A Kurdish Tragedy


Beaten back by the first shots of Turkish guns, the approximately 1,000 U.S. soldiers who had been stationed for five years in northeastern Syria finally disengaged this weekend—following the orders of Donald Trump, who, with a snap of his fingers and a telephone call, bent to Recep Tayyip Erdogan’s strategy.

Here is another authoritarian strong man, this one from Ankara, who understood how to hoodwink the president of what was once called “the greatest power on Earth,” and which is today the laughingstock of the whole world.

Erdogan must have died from laughter, but the Kurds are not laughing. The Turkish president, implacable enemy of all dissidence and repeated insulter of Europe, is also the executioner of Kurds, those in Turkey as well as those in Syria.

For five years, the fighters in Syrian Kurdistan have effectively “done the job” against the Islamic State, at the forefront of the fight against modern barbarism. Meanwhile, Russia and Iran were massively intervening on the Western front, saving Bashar Assad’s regime and bombarding the civilian population as needed.

Since 2014, the Kurds have benefited from Western air cover, mostly American, but also French—crucial support. It was an effective combination, despite the serious harm to civilians during the 2017 recapture of Raqqa, the ephemeral capital of the emirate. Raqqa was where the 2015 and 2016 attacks in Europe were coordinated.

Today, Trump’s impulsive act is experienced by the Kurds as one more betrayal in the jagged history of their people.

The Kurds make up the largest stateless nation in the world: some 40 million people in five contiguous countries (including Turkey, Iraq and Syria). A people who, since promises of a state of their own were made to them exactly a century ago at the end of World War I, have received more than their share of punches.

But they are also a people of fighters, male and female, who, paradoxically, knew how to pull out of the game, on the periphery of some serious clashes.

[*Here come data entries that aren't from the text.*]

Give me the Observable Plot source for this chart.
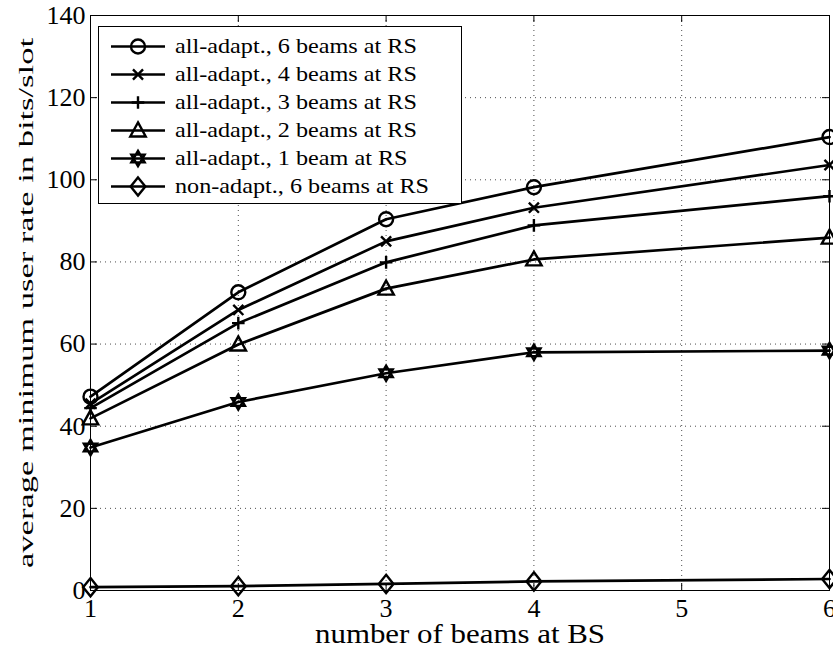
<!DOCTYPE html>
<html>
<head>
<meta charset="utf-8">
<script src="https://cdn.jsdelivr.net/npm/d3@7"></script>
<script src="https://cdn.jsdelivr.net/npm/@observablehq/plot@0.6"></script>
<style>
  html, body { margin: 0; padding: 0; background: #fff; }
  #chart { position: relative; width: 833px; height: 651px; }
  #chart svg { display: block; }
</style>
</head>
<body>
<div id="chart"></div>
<script>
// Number of beams at the base station (x values; no simulation at 5 beams)
const beamsBS = [1, 2, 3, 4, 6];

// Average minimum user rate (bits/slot) for each scheme
const allAdapt6 = [47.2, 72.6, 90.4, 98.2, 110.4];
const allAdapt4 = [45.5, 68.3, 85.0, 93.2, 103.6];
const allAdapt3 = [44.4, 65.1, 79.9, 88.9, 96.0];
const allAdapt2 = [41.9, 59.9, 73.5, 80.6, 85.9];
const allAdapt1 = [34.8, 45.9, 52.9, 58.0, 58.4];
const nonAdapt6 = [0.8, 1.05, 1.6, 2.2, 2.8];

const seriesNames = [
  "all-adapt., 6 beams at RS",
  "all-adapt., 4 beams at RS",
  "all-adapt., 3 beams at RS",
  "all-adapt., 2 beams at RS",
  "all-adapt., 1 beam at RS",
  "non-adapt., 6 beams at RS"
];
const seriesValues = [allAdapt6, allAdapt4, allAdapt3, allAdapt2, allAdapt1, nonAdapt6];

const xTicks = [1, 2, 3, 4, 5, 6];
const yTicks = [0, 20, 40, 60, 80, 100, 120, 140];
const xLabel = "number of beams at BS";
const yLabel = "average minimum user rate in bits/slot";

// MATLAB-style marker shapes, scaled from the dot radius
const rOf = size => Math.sqrt(size / Math.PI);
function poly(ctx, pts) {
  ctx.moveTo(pts[0][0], pts[0][1]);
  for (let i = 1; i < pts.length; ++i) ctx.lineTo(pts[i][0], pts[i][1]);
  ctx.closePath();
}
const symCircle = { draw(ctx, size) { const r = rOf(size); ctx.moveTo(r, 0); ctx.arc(0, 0, r, 0, 2 * Math.PI); } };
const symTimes = { draw(ctx, size) { const a = rOf(size) * 0.72; ctx.moveTo(-a, -a); ctx.lineTo(a, a); ctx.moveTo(-a, a); ctx.lineTo(a, -a); } };
const symPlus = { draw(ctx, size) { const a = rOf(size) * 0.9; ctx.moveTo(-a, 0); ctx.lineTo(a, 0); ctx.moveTo(0, -a); ctx.lineTo(0, a); } };
const symTriangle = { draw(ctx, size) { const r = rOf(size); poly(ctx, [[0, -1.15 * r], [1.1 * r, 0.85 * r], [-1.1 * r, 0.85 * r]]); } };
const symHexagram = { draw(ctx, size) {
  const R = rOf(size) * 1.1;
  const pt = deg => [R * Math.cos(deg * Math.PI / 180), R * Math.sin(deg * Math.PI / 180)];
  poly(ctx, [pt(-90), pt(30), pt(150)]);
  poly(ctx, [pt(90), pt(210), pt(330)]);
} };
const symDiamond = { draw(ctx, size) { const r = rOf(size); poly(ctx, [[0, -1.3 * r], [1.05 * r, 0], [0, 1.3 * r], [-1.05 * r, 0]]); } };
const seriesSymbols = [symCircle, symTimes, symPlus, symTriangle, symHexagram, symDiamond];

const rows = seriesNames.flatMap((name, i) =>
  beamsBS.map((b, j) => ({ series: name, beams: b, rate: seriesValues[i][j] }))
);

const W = 833, H = 651;
const mL = 90, mR = 4, mT = 15, mB = 61;
const innerH = H - mT - mB, innerW = W - mL - mR;
const tickLen = 7;
const font = "'Liberation Serif', 'Times New Roman', Times, serif";
const dotR = 7;

const plot = Plot.plot({
  width: W, height: H,
  marginLeft: mL, marginRight: mR, marginTop: mT, marginBottom: mB,
  style: { fontFamily: font, background: "#fff", color: "#000", overflow: "visible" },
  x: { domain: [1, 6] },
  y: { domain: [0, 140] },
  marks: [
    // dotted grid
    Plot.ruleX(xTicks.slice(1, -1), { stroke: "#000", strokeOpacity: 0.7, strokeWidth: 1, strokeDasharray: "1,4" }),
    Plot.ruleY(yTicks.slice(1, -1), { stroke: "#000", strokeOpacity: 0.7, strokeWidth: 1, strokeDasharray: "1,4" }),
    // inward ticks on all four sides
    Plot.ruleX(xTicks, { insetTop: innerH - tickLen, stroke: "#000" }),
    Plot.ruleX(xTicks, { insetBottom: innerH - tickLen, stroke: "#000" }),
    Plot.ruleY(yTicks, { insetRight: innerW - tickLen, stroke: "#000" }),
    Plot.ruleY(yTicks, { insetLeft: innerW - tickLen, stroke: "#000" }),
    Plot.frame({ stroke: "#000", strokeWidth: 1 }),
    // series lines and markers
    Plot.line(rows, { x: "beams", y: "rate", z: "series", stroke: "#000", strokeWidth: 2.7 }),
    ...seriesNames.map((name, i) =>
      Plot.dot(rows.filter(d => d.series === name), {
        x: "beams", y: "rate", r: dotR, symbol: seriesSymbols[i],
        fill: "none", stroke: "#000", strokeWidth: 2.4
      })
    ),
    // tick labels
    Plot.axisX({ ticks: xTicks, tickFormat: d3.format("d"), tickSize: 0, tickPadding: 8, fontSize: 26, label: null }),
    Plot.axisY({ ticks: yTicks, tickFormat: d3.format("d"), tickSize: 0, tickPadding: 5, fontSize: 26, label: null }),
    // axis titles
    Plot.text([xLabel], { frameAnchor: "bottom", dy: 52, fontSize: 27, fill: "#000" }),
    Plot.text([yLabel], { frameAnchor: "left", textAnchor: "middle", rotate: -90, dx: -64, fontSize: 21, fill: "#000" })
  ]
});

const chart = document.getElementById("chart");
chart.appendChild(plot);

// widen the serif glyph runs slightly, as typeset with Computer Modern
const svgSel = d3.select(plot);
svgSel.selectAll("text").each(function () {
  const t = this.textContent;
  if (t === xLabel) { this.setAttribute("textLength", 290); this.setAttribute("lengthAdjust", "spacingAndGlyphs"); }
  else if (t === yLabel) { this.setAttribute("textLength", 530); this.setAttribute("lengthAdjust", "spacingAndGlyphs"); }
});

// Legend box in the upper-left corner of the axes
const lg = { x: 98, y: 26, w: 363, h: 177, rowTop: 20.5, rowStep: 28, lineX0: 13, lineX1: 67, textX: 77 };
const legend = d3.create("svg")
  .attr("width", W).attr("height", H)
  .style("position", "absolute").style("left", "0px").style("top", "0px")
  .style("font-family", font);
const g = legend.append("g").attr("transform", `translate(${lg.x},${lg.y})`);
g.append("rect")
  .attr("x", 0.5).attr("y", 0.5).attr("width", lg.w).attr("height", lg.h)
  .attr("fill", "#fff").attr("stroke", "#000").attr("stroke-width", 1);
chart.appendChild(legend.node());
seriesNames.forEach((name, i) => {
  const cy = lg.rowTop + i * lg.rowStep;
  const row = g.append("g").attr("transform", `translate(0,${cy})`);
  row.append("line")
    .attr("x1", lg.lineX0).attr("x2", lg.lineX1).attr("y1", 0).attr("y2", 0)
    .attr("stroke", "#000").attr("stroke-width", 2.7);
  row.append("path")
    .attr("transform", `translate(${(lg.lineX0 + lg.lineX1) / 2},0)`)
    .attr("d", d3.symbol(seriesSymbols[i], Math.PI * dotR * dotR)())
    .attr("fill", "none").attr("stroke", "#000").attr("stroke-width", 2.4);
  const txt = row.append("text")
    .attr("x", lg.textX).attr("y", 0).attr("dy", "0.3em")
    .attr("font-size", 22).attr("fill", "#000")
    .text(name);
  const natural = txt.node().getComputedTextLength();
  txt.attr("textLength", natural * 1.1).attr("lengthAdjust", "spacingAndGlyphs");
});
</script>
</body>
</html>
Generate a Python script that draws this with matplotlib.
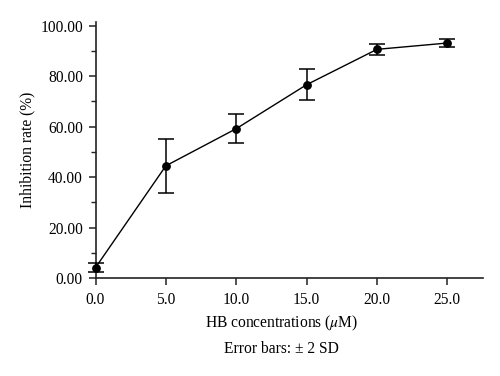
import matplotlib
matplotlib.use("Agg")
import matplotlib.pyplot as plt
from matplotlib.ticker import MultipleLocator, FormatStrFormatter

# HB concentration (uM) vs inhibition rate (%), error bars = 2 SD
conc = [0.0, 5.0, 10.0, 15.0, 20.0, 25.0]
inhibition = [4.2, 44.5, 59.2, 76.6, 90.6, 93.1]
err = [1.7, 10.7, 5.7, 6.2, 2.1, 1.5]

plt.rcParams["font.family"] = ["Liberation Serif", "DejaVu Serif"]
plt.rcParams["mathtext.fontset"] = "stix"

fs = 11.2

fig = plt.figure(figsize=(5.0, 3.76), dpi=100)
ax = fig.add_axes([0.191, 0.260, 0.774, 0.682])

ax.errorbar(conc, inhibition, yerr=err, color="black", marker="o",
            markersize=5.3, linewidth=1.0, elinewidth=1.1, capsize=6,
            capthick=1.1, clip_on=False, zorder=3)

ax.set_xlim(0, 27.5)
ax.set_ylim(0, 101.5)
ax.xaxis.set_major_locator(MultipleLocator(5))
ax.xaxis.set_major_formatter(FormatStrFormatter("%.1f"))
ax.yaxis.set_major_locator(MultipleLocator(20))
ax.yaxis.set_minor_locator(MultipleLocator(10))
ax.yaxis.set_major_formatter(FormatStrFormatter("%.2f"))

for side in ["top", "right"]:
    ax.spines[side].set_visible(False)
for side in ["left", "bottom"]:
    ax.spines[side].set_linewidth(1.2)
    ax.spines[side].set_color("#222222")

ax.tick_params(axis="both", which="major", direction="out", length=5,
               width=1.1, labelsize=fs, colors="#222222", labelcolor="black")
ax.tick_params(axis="y", which="minor", direction="out", length=3.5, width=1.0,
               colors="#222222")
ax.tick_params(axis="x", pad=5)
ax.tick_params(axis="y", pad=4)

ax.set_ylabel("Inhibition rate (%)", fontsize=fs)
ax.yaxis.set_label_coords(-0.155, 0.5)
fig.text(282 / 500, 1 - 323 / 376, r"HB concentrations ($\mu$M)",
         fontsize=fs, ha="center", va="center")
fig.text(281 / 500, 1 - 349 / 376, "Error bars: \u00b1 2 SD",
         fontsize=fs, ha="center", va="center")

fig.savefig("out.png", dpi=100)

In 1991, it was Saddam Hussein’s abortive invasion of Kuwait, followed by the Anglo-American “punishment:” after the military intervention against Baghdad, a hard regime of sanctions was put in place, doubling as a no-fly zone in northern Iraq.

It was in this protected zone that, in the 1990s, a true Kurdish autonomy was born. It developed even further after the 2003 invasion launched by George W. Bush. For years, the south and west of Iraq were ravaged by a terrible war, while, in an enormous perversely positive effect from an otherwise disastrous American invasion, Iraqi Kurdistan knew a golden age, becoming an independent quasi-state.

A similar phenomenon then occurred in Syria, where, in 2012 and 2013, the worst atrocities of the war unfolded, far from the predominantly Kurdish northeastern regions. There also, a de facto political-military autonomy developed on the margins of the atrocities of other regions of the country—until an Islamic caliphate developed, just south of the Kurdish zones.

And it was there that in 2014, President Barack Obama, long reluctant to support any intervention, decided to mobilize in a minimal way a few hundred advisers and pilots, who were to combine with the U.S. Air Force and the fighting skills of tens of thousands of Kurds—men and women on the ground, in equal measure—to bring down the Islamic State group.

A unique example of unconsciousness and incompetence at its peak, Trump’s surrender to Erdogan opens the floodgates to a kind of strategic tsunami.

It revives the war in Syria in one of the only areas that remained calm. It opens the door wide to Bashar Assad, who is returning to Kurdistan. It could resurrect the famous terrorist organization from its ashes. And it is killing a unique experience of self-government in a profoundly anti-democratic, anti-secular and misogynist region of the world.